We come and go, but the land is always here. And the people who love it and understand it are the people who own it–for a little while. ~ Willa Cather.

David Armand is an emerging voice in American literature—more specifically, Southern literature. His deep connection to the South Louisiana landscape is a dominant thread that runs the length of his first two novels: The Pugilist’s Wife (2011) and Harlow (2013), both published by Texas Review Press. His work is often compared to Faulkner, Hemingway, Cormac McCarthy, and Flannery O’Connor, but his approach to writing is more organic, unfolding and evolving—like nature itself. Nowhere is there a more striking description of David’s “communion” with the land than the following passage from an essay he wrote called “Nostalgia”:

We rode down steep clay banks and through muddy swales and into the shade of the pine thickets that still surround the patch of land where I was raised, and I could feel my hair blowing back in the wind and my little boy sitting in front of me and my wife’s arms around my waist: we passed horses in great fields where I used to lay as a boy and daydream or read, we passed deer stands in the tall pine trees and we could see the seeded clearings in the woods, we passed brown rabbits who stared at us and the foreign noises the four wheeler made before they bolted off into the copse. We passed my whole life, it seemed, spooling out before us as the past does, moving and moving toward something, but never quite able to achieve what lies at the vanishing point, the end of the road.

David’s love of landscape and his passion for conveying its intricacies to his readers are evident in both of his novels as well. Indeed, the characters—and the very plots themselves—rely on what the land offers (both literally and figuratively) to move forward, and the landscape becomes a character in its own right.

This interview is drawn from weeks of discussion via phone and e-mail, conversations about his award-winning work, and the forthcoming novel, The Gorge. David Armand teaches at Southeastern Louisiana University in the very heart of his native soil. It is here that he finds inspiration to tackle weighty subjects and stories that need to be told.

Interview:

Dixon Hearne: After reading both of your novels, it becomes clear that place—the very landscape about which you write—is quite significant to your storytelling. Can you tell us about that?

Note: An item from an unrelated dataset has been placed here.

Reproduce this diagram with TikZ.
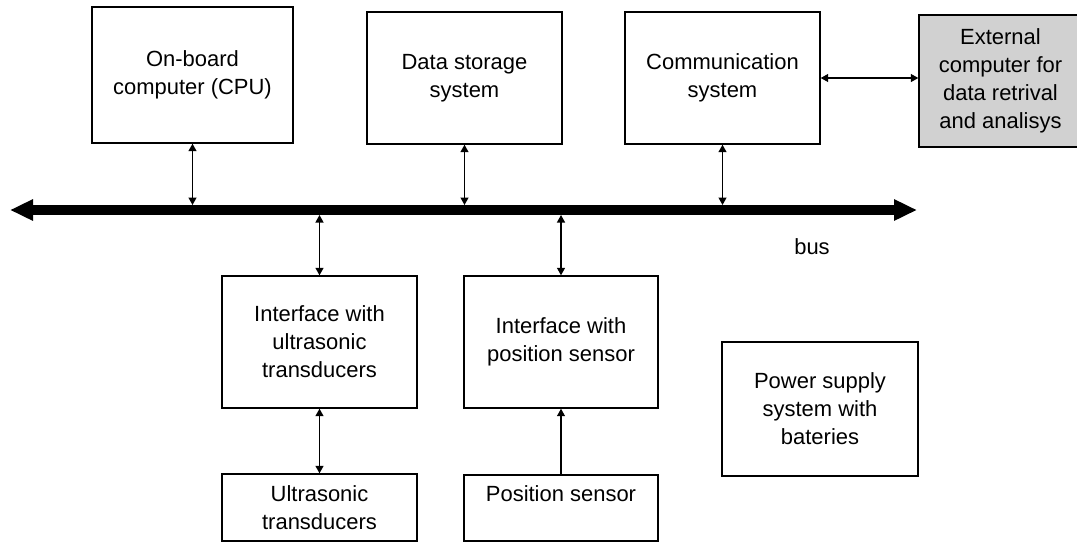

David Armand: I was born and raised in southeastern Louisiana. I spent most of my childhood on a twenty-two acre spread of pine-wooded land in the small village of Folsom, where there was only one red light that would “shut off”—becoming just a caution light—after 9 p.m. There was one grocery store, two convenience stores across the street from one another, and two hardware stores. Simply put, there was not much for me to do there except hunt in the woods or read. I did both voraciously. There was also a small, one-room library in town, and I used to walk there with my class at school to check out books. The library was so small that only three or four of us could go in at a time. The building is still there, covered with vines, and they’ve since built a new library, but images like that are permanently ingrained in my mind. My memories of being surrounded by woods in our small trailer in the middle of a clearing that we made ourselves in order to live out there are very vivid.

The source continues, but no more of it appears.